High Court of Australia adopts the doctrine of exhaustion of patent rights
By Ben Miller & Natasha Faigenbaum• 17 June 2021 • 5 min read
We review the High Court’s decision to adopt the doctrine of patent exhaustion and consider the implications for both patentees and purchasers of patented products.
- In Calidad v Seiko Epson  HCA 41, a narrow four-to-three majority of the High Court of Australia (High Court) adopted the doctrine of ‘exhaustion of rights’ for patents, diverging from more than 100 years of application of the ‘implied licence’ doctrine.
- It is now the law in Australia that whilst patentees retain the exclusive right to ‘make’ products embodying the claims of a patent, all other exclusive rights are exhausted upon first sale of a patented product unless the patentee expressly imposes conditions on use by way of contract.
- Patentees will need to rely on express contractual restrictions to control the use of patented products after sale and patenting strategies will need to be adjusted accordingly.
- The High Court’s decision brings Australia more in line with the long-standing jurisprudence in the USA and Europe.
An inherent tension exists in patent law between the exclusive right of a patentee to exploit their patented product and the rights of a purchaser (or product owner) to use and dispose of their purchased products. In an attempt to overcome this tension, two competing doctrines have emerged:
- the doctrine of exhaustion of rights for patents which provides that the patentee’s rights in the particular product are extinguished upon first sale
- the doctrine of implied licence which provides that, subject to any express conditions imposed at the time of sale, the purchaser has an implied licence to use the particular product without infringing the patent.
Seiko manufactures and sells ‘Epson’ branded single-use ink cartridges the subject of two Seiko patents (Epson Cartridges). Ninestar Image (Malaysia) legally sourced used Epson Cartridges from recyclers and consumers and then modified the cartridges to enable re-use. Calidad obtained the repurposed ink cartridges from Ninestar and imported and sold the cartridges in Australia.
Seiko claimed that Calidad infringed its patents by importing and selling the repurposed Epson Cartridges in Australia. Calidad counterclaimed alleging, amongst other things, that it had an implied licence to import and sell the repurposed Epson Cartridges arising from the original sale of the Epson Cartridges.
Journey to the High Court
At trial, Burley J of the Federal Court applied the ‘implied licence’ doctrine referring to the decision of the Privy Council in National Phonograph Company of Australia Ltd v Menck (1911) 12 CLR 15;  AC 336. Burley J held that by repurposing and modifying some of the Epson Cartridges, the implied licence was terminated such that Calidad was infringing Seiko’s patents.

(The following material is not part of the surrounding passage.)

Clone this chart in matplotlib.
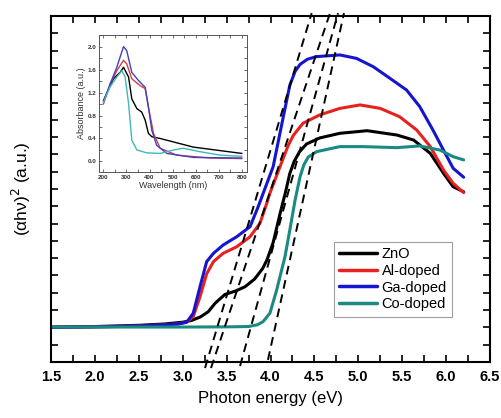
import matplotlib
matplotlib.use("Agg")
import matplotlib.pyplot as plt
from matplotlib.ticker import MultipleLocator

plt.rcParams['font.family'] = ['Liberation Sans', 'DejaVu Sans']

# ---------------- main data ----------------
series_names = ["ZnO", "Al-doped", "Ga-doped", "Co-doped"]
series_colors = ["#000000", "#e8201e", "#1515d0", "#1a8a82"]

zno_e = [1.5, 2.0, 2.5, 2.8, 3.0, 3.1, 3.2, 3.29, 3.37, 3.48, 3.6, 3.71, 3.82, 3.91, 3.96,
         4.03, 4.11, 4.17, 4.22, 4.27, 4.33, 4.41, 4.56, 4.79, 5.10, 5.44, 5.63, 5.82, 5.97, 6.08, 6.20]
zno_y = [2.02, 2.05, 2.12, 2.2, 2.3, 2.4, 2.6, 2.9, 3.4, 3.9, 4.1, 4.35, 4.8, 5.4, 5.9,
         6.9, 8.6, 9.8, 10.9, 11.6, 12.15, 12.6, 12.95, 13.22, 13.37, 13.12, 12.83, 12.06, 10.91, 10.13, 9.84]

al_e = [1.5, 2.0, 2.5, 2.8, 2.95, 3.045, 3.12, 3.197, 3.273, 3.35, 3.46, 3.615, 3.767, 3.88,
        3.957, 3.994, 4.108, 4.20, 4.26, 4.37, 4.56, 4.79, 5.02, 5.25, 5.47, 5.665, 5.82, 5.97, 6.08, 6.20]
al_y = [2.0, 2.03, 2.08, 2.15, 2.2, 2.3, 2.62, 3.77, 5.1, 5.8, 6.28, 6.66, 7.24, 8.02,
        9.17, 9.77, 11.29, 12.5, 13.1, 13.8, 14.28, 14.66, 14.86, 14.66, 14.18, 13.41, 12.45, 11.10, 10.33, 9.79]

ga_e = [1.5, 2.0, 2.5, 2.8, 2.95, 3.045, 3.12, 3.197, 3.273, 3.35, 3.46, 3.615, 3.767, 3.86,
        3.918, 4.03, 4.146, 4.22, 4.28, 4.336, 4.42, 4.52, 4.79, 4.98, 5.17, 5.36, 5.55, 5.70, 5.85, 5.97, 6.08, 6.20]
ga_y = [2.0, 2.03, 2.08, 2.15, 2.2, 2.3, 2.82, 4.35, 5.8, 6.28, 6.76, 7.24, 7.82, 8.98,
        9.77, 11.29, 14.18, 16.0, 16.8, 17.2, 17.5, 17.65, 17.75, 17.55, 17.07, 16.40, 15.72, 14.76, 13.41, 12.25, 11.20, 10.68]

co_e = [1.5, 3.0, 3.5, 3.75, 3.85, 3.915, 3.994, 4.07, 4.165, 4.22, 4.28, 4.336, 4.38, 4.43, 4.526,
        4.79, 5.05, 5.44, 5.70, 5.93, 6.08, 6.20]
co_y = [2.02, 2.02, 2.03, 2.05, 2.15, 2.33, 2.83, 4.16, 6.09, 7.63, 9.36, 10.7, 11.4, 11.85, 12.16,
        12.45, 12.45, 12.39, 12.49, 12.25, 11.87, 11.68]

# tangent (Tauc fit) lines: endpoints (E, y)
fit_e0 = [3.254, 3.322, 3.653, 3.971]
fit_y0 = [-0.35, -0.35, -0.23, 0.12]
fit_e1 = [4.469, 4.678, 4.769, 4.837]
fit_y1 = [20.17, 20.17, 20.17, 20.17]

# ---------------- inset data ----------------
in_ga_wl = [200, 229, 258, 287, 301, 323, 352, 381, 395, 410, 431, 475, 590, 800]
in_ga_a = [1.03, 1.35, 1.64, 2.0, 1.93, 1.55, 1.41, 1.29, 0.95, 0.54, 0.28, 0.14, 0.07, 0.06]
in_al_wl = [200, 229, 258, 287, 301, 323, 359, 381, 395, 417, 446, 518, 663, 800]
in_al_a = [1.0, 1.35, 1.58, 1.76, 1.70, 1.44, 1.32, 1.27, 0.95, 0.49, 0.23, 0.11, 0.06, 0.05]
in_zno_wl = [200, 243, 272, 287, 309, 323, 345, 366, 381, 395, 410, 446, 590, 800]
in_zno_a = [1.06, 1.44, 1.55, 1.64, 1.47, 1.09, 0.92, 0.86, 0.72, 0.49, 0.43, 0.40, 0.25, 0.14]
in_co_wl = [200, 229, 258, 280, 294, 309, 323, 345, 388, 446, 504, 547, 619, 706, 800]
in_co_a = [1.03, 1.3, 1.47, 1.58, 1.47, 1.01, 0.37, 0.20, 0.15, 0.14, 0.20, 0.23, 0.17, 0.11, 0.09]
inset_colors = ["#000000", "#d8403a", "#4040c0", "#40b8b8"]

x_ticks = [1.5, 2.0, 2.5, 3.0, 3.5, 4.0, 4.5, 5.0, 5.5, 6.0, 6.5]

fig = plt.figure(figsize=(5.02, 4.18), dpi=100)
ax = fig.add_axes([0.1016, 0.134, 0.8745, 0.8277])

mains = [(zno_e, zno_y), (al_e, al_y), (ga_e, ga_y), (co_e, co_y)]
for (e, y), name, c in zip(mains, series_names, series_colors):
    ax.plot(e, y, color=c, lw=2.2, label=name, solid_capstyle='round', solid_joinstyle='round')

for e0, y0, e1, y1 in zip(fit_e0, fit_y0, fit_e1, fit_y1):
    ax.plot([e0, e1], [y0, y1], color='black', lw=1.4, ls=(0, (4.5, 3)), clip_on=False, zorder=5)

ax.set_xlim(1.5, 6.5)
ax.set_ylim(0, 20)
ax.set_xticks(x_ticks)
ax.set_xticklabels([f"{t:.1f}" for t in x_ticks], fontweight='bold', fontsize=10.5)
ax.xaxis.set_minor_locator(MultipleLocator(0.25))
ax.yaxis.set_major_locator(MultipleLocator(1))
ax.tick_params(which='both', direction='in', top=True, right=True, length=5, width=1.2)
ax.tick_params(axis='x', which='major', pad=6)
ax.tick_params(axis='y', which='both', labelleft=False)
for s in ax.spines.values():
    s.set_linewidth(1.5)
ax.set_xlabel("Photon energy (eV)", fontsize=12, labelpad=5)
ax.set_ylabel("(αhν)$^2$ (a.u.)", fontsize=12.5, labelpad=13)

leg = ax.legend(loc='upper left', bbox_to_anchor=(0.645, 0.348), fontsize=10.5,
                frameon=True, fancybox=False, edgecolor='#888888', handlelength=2.6,
                handletextpad=0.3, borderpad=0.35, labelspacing=0.2, borderaxespad=0)
leg.get_frame().set_linewidth(0.8)
for h in leg.get_lines():
    h.set_linewidth(2.5)

# inset
ins = fig.add_axes([0.1978, 0.589, 0.2948, 0.327])
insets = [(in_zno_wl, in_zno_a), (in_al_wl, in_al_a), (in_ga_wl, in_ga_a), (in_co_wl, in_co_a)]
for (w, a), c in zip(insets, inset_colors):
    ins.plot(w, a, color=c, lw=1.0, solid_joinstyle='round')
ins.set_xlim(182, 824)
ins.set_ylim(-0.18, 2.2)
ins.set_xticks([200, 300, 400, 500, 600, 700, 800])
ins.set_yticks([0.0, 0.4, 0.8, 1.2, 1.6, 2.0])
ins.set_yticklabels(["0.0", "0.4", "0.8", "1.2", "1.6", "2.0"])
ins.xaxis.set_minor_locator(MultipleLocator(50))
ins.yaxis.set_minor_locator(MultipleLocator(0.2))
ins.tick_params(which='both', direction='in', top=True, right=True, labelsize=4.5, length=2,
                width=0.5, pad=2, colors='#333333')
for lab in ins.get_xticklabels() + ins.get_yticklabels():
    lab.set_fontweight('bold')
for s in ins.spines.values():
    s.set_linewidth(0.7)
    s.set_color('#555555')
ins.set_xlabel("Wavelength (nm)", fontsize=6.5, labelpad=1, color='#333333')
ins.set_ylabel("Absorbance (a.u.)", fontsize=6.5, labelpad=1, color='#333333')

fig.savefig("out.png", dpi=100)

On appeal, the Full Federal Court found entirely in favour of Seiko. Rather that assessing whether the implied licence had been terminated as in the first instance decision, the Full Court instead considered whether the modifications fell within the scope of the implied licence. Upon doing so, it was held that the modifications brought into existence a new article which could only be properly characterised as an impermissible ‘making’ of the patented product and unequivocally outside any implied licence.
Calidad appealed to the High Court on the grounds that Menck was wrongly decided and that the doctrine of exhaustion of patent rights should apply in Australia.
High Court decision
By a narrow four-to-three majority, the High Court overturned the Full Federal Court’s decision on infringement, finding that none of the refilled cartridges infringed Seiko’s patents. In doing so, the High Court confirmed that the implied licence doctrine is no longer good law in Australia, rejecting it as complicated and reliant on a legal fiction. The majority noted the doctrine’s lack of alignment with fundamental laws relating to personal property, and limited applicability in the face of modern laws prohibiting various forms of anti-competitive conduct. The majority considered the doctrine of exhaustion, on the other hand, to have ‘the virtues of logic, simplicity and coherence with legal principle’.
In reaching this decision, the majority distinguished between a patentee’s exclusive right to ‘make’ new patented products and a purchaser’s right to ‘repair’ a patented product, including to prolong the life of a patented product to make it more useful or replace non-patented parts. The majority explained the distinction between ‘make’ and ‘repair’ as relieving the tension between the law of personal property and patent law. The majority found that the modification of the Epson cartridges did not cause the cartridge to cease to exist such that it was then ‘made anew’.
The majority regarded this approach as consistent with the new objects clause inserted as section 2A of the Patents Act 1990 (Cth) in February 2020, one component of which is ensuring the efficiency of the market economy. This is the first patent case to be decided by the High Court since the enactment of section 2A and demonstrates the High Court’s willingness to give effect to the new provision.
The High Court’s decision, while a fundamental change to
Australian patent law, brings Australia more in line with the long-standing
jurisprudence in the USA and Europe. Patentees will need to rely on express
contractual restrictions to control the use of patented products after sale.